Pour ce qui est de la Steg, le problème des coupures n'a rien de nouveau et n'est pas du tout exclusif à la Tunisie. Chaque année, avec les canicules estivales, il y a un pic de consommation d'électricité à cause des climatiseurs. Les capacités de la Steg étant limitées, il y a donc des coupures. Pour résoudre ce vieux problème, il y a plusieurs pistes de solutions, mais que la Steg ne peut adopter à cause de l'Etat et d'une législation archaïque. Ainsi, par exemple, on refuse encore aux Tunisiens de produire leur propre électricité (avec l'énergie solaire et autre) et vendre le surplus à la Steg. L'absence totale de concurrence fait que la Steg est monopolistique et se trouve seule confrontée aux problèmes de surconsommation.
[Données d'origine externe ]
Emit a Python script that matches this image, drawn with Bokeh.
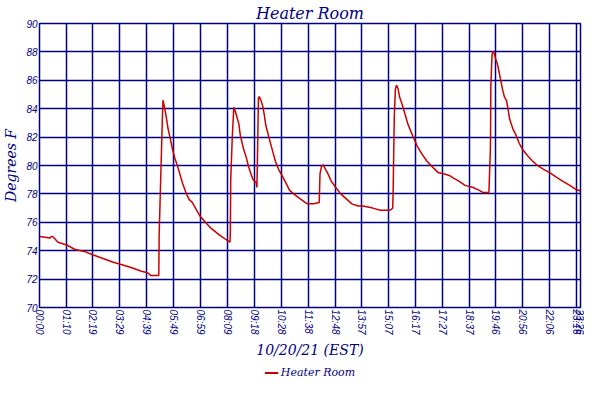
from bokeh.embed import file_html
from bokeh.resources import INLINE
from bokeh.layouts import column
from bokeh.models import Range1d, FixedTicker, Legend, LegendItem
from bokeh.plotting import figure

# Data (minutes since midnight, degrees F)
minutes = [0, 28, 30, 34, 41, 48, 71, 91, 116, 140, 165, 190, 210, 240, 265, 281, 290, 310,
           311, 314, 317, 319, 321, 323, 329, 334, 339, 346, 352, 360, 371, 382, 389, 397, 402,
           418, 431, 447, 468, 489, 495, 496, 497, 501, 505, 509, 518, 522, 530, 538, 543, 551,
           555, 563, 565, 566, 569, 571, 576, 580, 584, 588, 596, 605, 613, 621, 630, 638, 650,
           663, 675, 683, 696, 712, 727, 729, 733, 737, 741, 750, 758, 770, 783, 795, 812, 828,
           841, 866, 886, 911, 918, 919, 922, 925, 928, 932, 936, 942, 949, 957, 965, 973, 982,
           994, 1007, 1023, 1036, 1052, 1065, 1077, 1090, 1106, 1127, 1143, 1152, 1168, 1172,
           1173, 1176, 1178, 1182, 1185, 1190, 1195, 1199, 1203, 1208, 1214, 1218, 1222, 1230,
           1239, 1247, 1255, 1268, 1280, 1292, 1309, 1326, 1342, 1359, 1375, 1392, 1406]
temps = [75.0, 74.9, 75.0, 75.0, 74.8, 74.6, 74.4, 74.1, 73.95, 73.7, 73.45, 73.2, 73.05, 72.8,
         72.55, 72.45, 72.25, 72.25, 75.1, 78.1, 81.0, 83.05, 84.6, 84.35, 83.5, 82.6, 82.0,
         81.1, 80.5, 79.85, 78.8, 78.0, 77.6, 77.4, 77.15, 76.4, 76.0, 75.55, 75.1, 74.7, 74.6,
         75.3, 79.0, 82.0, 84.1, 83.8, 82.95, 82.1, 81.2, 80.5, 79.95, 79.3, 79.0, 78.8, 78.45,
         79.85, 84.75, 84.85, 84.55, 84.2, 83.6, 82.85, 82.0, 81.1, 80.3, 79.75, 79.3, 78.9,
         78.25, 77.95, 77.7, 77.55, 77.3, 77.3, 77.4, 79.4, 79.95, 80.05, 79.85, 79.4, 78.9,
         78.45, 78.0, 77.7, 77.3, 77.15, 77.15, 77.0, 76.85, 76.85, 77.0, 78.1, 83.4, 85.4,
         85.65, 85.4, 84.8, 84.35, 83.7, 82.95, 82.4, 81.9, 81.35, 80.8, 80.3, 79.85, 79.5,
         79.4, 79.3, 79.1, 78.9, 78.6, 78.45, 78.25, 78.1, 78.1, 81.35, 85.6, 87.75, 88.05,
         87.9, 87.55, 87.15, 86.5, 85.95, 85.4, 84.85, 84.55, 83.9, 83.25, 82.6, 82.1, 81.55,
         81.15, 80.7, 80.35, 80.05, 79.75, 79.5, 79.2, 78.9, 78.65, 78.35, 78.2]

tick_labels = ["00:00", "01:10", "02:19", "03:29", "04:39", "05:49", "06:59", "08:09", "09:18",
               "10:28", "11:38", "12:48", "13:57", "15:07", "16:17", "17:27", "18:37", "19:46",
               "20:56", "22:06", "23:16", "23:26"]
y_ticks = [70, 72, 74, 76, 78, 80, 82, 84, 86, 88, 90]
series_name = "Heater Room"

NAVY = "#000080"
RED = "#cc0000"
SERIF = "DejaVu Serif"
SANS = "Liberation Sans"

def to_min(s):
    h, m = s.split(":")
    return int(h) * 60 + int(m)

tick_pos = [to_min(s) for s in tick_labels]

p = figure(width=584, height=360, output_backend="svg", toolbar_location=None,
           x_range=Range1d(0, minutes[-1]), y_range=Range1d(70, 90),
           min_border_left=0, min_border_right=4, min_border_top=0, min_border_bottom=0)

p.title.text = "Heater Room"
p.title.align = "center"
p.title.text_font = SERIF
p.title.text_font_style = "italic"
p.title.text_font_size = "16px"
p.title.text_color = NAVY
p.title.standoff = 2

p.line(minutes, temps, line_color=RED, line_width=1.5)

# axes
p.xaxis.ticker = FixedTicker(ticks=tick_pos)
p.xaxis.major_label_overrides = {t: s for t, s in zip(tick_pos, tick_labels)}
p.xaxis.major_label_orientation = "vertical"
p.xaxis.axis_label = "10/20/21 (EST)"
p.yaxis.ticker = FixedTicker(ticks=y_ticks)
p.yaxis.axis_label = "Degrees F"

for ax in (p.xaxis[0], p.yaxis[0]):
    ax.major_label_text_font = SANS
    ax.major_label_text_font_style = "italic"
    ax.major_label_text_font_size = "10px"
    ax.major_label_text_color = NAVY
    ax.major_label_standoff = 2
    ax.major_tick_in = 0
    ax.major_tick_out = 0
    ax.minor_tick_line_color = None
    ax.axis_line_color = NAVY
    ax.axis_label_text_font = SERIF
    ax.axis_label_text_font_style = "italic"
    ax.axis_label_text_font_size = "14px"
    ax.axis_label_text_color = NAVY
    ax.axis_label_standoff = 4

p.grid.grid_line_color = NAVY
p.grid.grid_line_width = 1.5
p.outline_line_color = NAVY
p.outline_line_width = 1.5

# legend strip underneath the chart (its line lies outside this strip's ranges,
# so only the legend swatch and label show)
lf = figure(width=584, height=24, output_backend="svg", toolbar_location=None,
            x_axis_type=None, y_axis_type=None, min_border=0,
            x_range=Range1d(-2, -1), y_range=Range1d(0, 1))
lf.outline_line_color = None
lf.grid.visible = False
lr = lf.line(minutes, temps, line_color=RED, line_width=2)
legend = Legend(items=[LegendItem(label=series_name, renderers=[lr])],
                location="center", orientation="horizontal",
                label_text_font=SERIF, label_text_font_style="italic",
                label_text_font_size="11px", label_text_color=NAVY,
                label_height=12, glyph_width=14, glyph_height=10, label_standoff=3,
                border_line_color=None, background_fill_alpha=0,
                padding=0, margin=0, spacing=0)
lf.add_layout(legend)

open("out.html", "w").write(file_html(column(p, lf), INLINE))
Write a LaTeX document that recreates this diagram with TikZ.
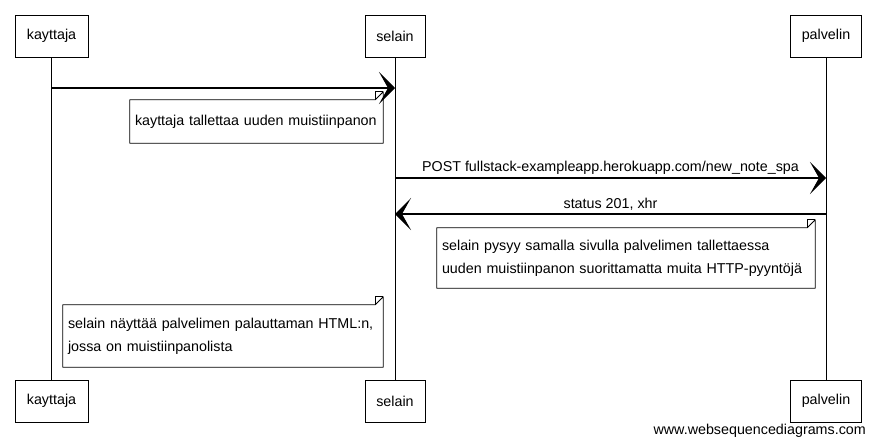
\documentclass[tikz,border=0pt]{standalone}
\usepackage{fontspec}
\setmainfont{Liberation Sans}
\usetikzlibrary{arrows.meta}
\begin{document}
\begin{tikzpicture}[x=1pt,y=-1pt,
  font=\fontsize{14.3}{23}\selectfont,
  actor/.style={draw, line width=0.8pt, minimum height=42pt, inner sep=0pt},
  lifeline/.style={line width=0.8pt},
  msg/.style={line width=1.2pt, -{Stealth[length=16pt,width=32pt,inset=9pt]}},
  notebox/.style={draw=none, minimum height=#1, inner sep=5pt, align=left, anchor=center},
  noteline/.style={line width=0.8pt, line join=round}
]
\useasboundingbox (0,0) rectangle (876,445);
\fill[white] (0,0) rectangle (876,445);

% actors top
\node[actor, minimum width=73pt] (k1) at (51.5,36) {kayttaja};
\node[actor, minimum width=60pt] (s1) at (395,36) {selain};
\node[actor, minimum width=71pt] (p1) at (826,36) {palvelin};
% actors bottom
\node[actor, minimum width=73pt] (k2) at (51.5,401) {kayttaja};
\node[actor, minimum width=60pt] (s2) at (395,401) {selain};
\node[actor, minimum width=71pt] (p2) at (826,401) {palvelin};

% lifelines
\draw[lifeline] (k1) -- (k2);
\draw[lifeline] (s1) -- (s2);
\draw[lifeline] (p1) -- (p2);

% messages
\draw[msg] (k1 |- 0,88) -- (s1 |- 0,88);
\draw[msg] (s1 |- 0,178) -- node[above, inner sep=3pt] (l1) {POST fullstack-exampleapp.herokuapp.com/new\_note\_spa} (p1 |- 0,178);
\draw[msg] (p1 |- 0,214) -- node[above, inner sep=3pt] (l2) {status 201, xhr} (s1 |- 0,214);

% notes
\node[notebox=43pt, text width=243pt] (n1) at (256.5,121.5) {kayttaja tallettaa uuden muistiinpanon};
\draw[noteline] (n1.north west) -- ([xshift=-8pt]n1.north east) -- ([yshift=8pt]n1.north east) -- (n1.south east) -- (n1.south west) -- cycle;
\draw[noteline] ([xshift=-8pt]n1.north east) -- ([xshift=-8pt,yshift=8pt]n1.north east) -- ([yshift=8pt]n1.north east);

\node[notebox=60pt, text width=368pt] (n2) at (626,258) {selain pysyy samalla sivulla palvelimen tallettaessa\\uuden muistiinpanon suorittamatta muita HTTP-pyyntöjä};
\draw[noteline] (n2.north west) -- ([xshift=-8pt]n2.north east) -- ([yshift=8pt]n2.north east) -- (n2.south east) -- (n2.south west) -- cycle;
\draw[noteline] ([xshift=-8pt]n2.north east) -- ([xshift=-8pt,yshift=8pt]n2.north east) -- ([yshift=8pt]n2.north east);

\node[notebox=62pt, text width=310pt] (n3) at (223,336) {selain näyttää palvelimen palauttaman HTML:n,\\jossa on muistiinpanolista};
\draw[noteline] (n3.north west) -- ([xshift=-8pt]n3.north east) -- ([yshift=8pt]n3.north east) -- (n3.south east) -- (n3.south west) -- cycle;
\draw[noteline] ([xshift=-8pt]n3.north east) -- ([xshift=-8pt,yshift=8pt]n3.north east) -- ([yshift=8pt]n3.north east);

% footer
\node[anchor=east, inner sep=0pt] (foot) at (866,431) {www.websequencediagrams.com};
\end{tikzpicture}
\end{document}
Il y a également le gros problème de moyens matériels. L'électricité est fortement subventionnée en Tunisie et l'Etat refuse que les quartiers huppés paient le prix réel et non subventionné de leur électricité. À tout cela s'ajoute, les impayés de la Steg qui frôlent les trois milliards de dinars représentant 44% de son chiffre d'affaires. L'Etat, les entreprises publiques et les collectivités locales accaparent 44% de ces impayés.
Au lieu de balayer d'un revers les prétextes justifiant les coupures d'eau et d'électricité, Kaïs Saïed aurait dû étudier les dossiers de ces deux entreprises publiques. Il est fort à parier que les deux PDG, et leurs ministres, ont bien expliqué les problématiques au président de la République, mais ceci n'a pas été dit dans le communiqué présidentiel nocturne. Le chef de l'Etat préfère laisser miroiter un quelconque complot devant l'opinion publique plutôt que d'expliquer ce qu'il en est réellement et assumer son rôle de chef de l'Etat. Si le président de la République ne veut plus de coupures d'électricité et d'eau, qu'il donne les moyens de travailler aux deux entreprises, qu'il paie leurs dettes et qu'il ouvre ces secteurs à la concurrence privée, comme cela se fait dans les pays développés.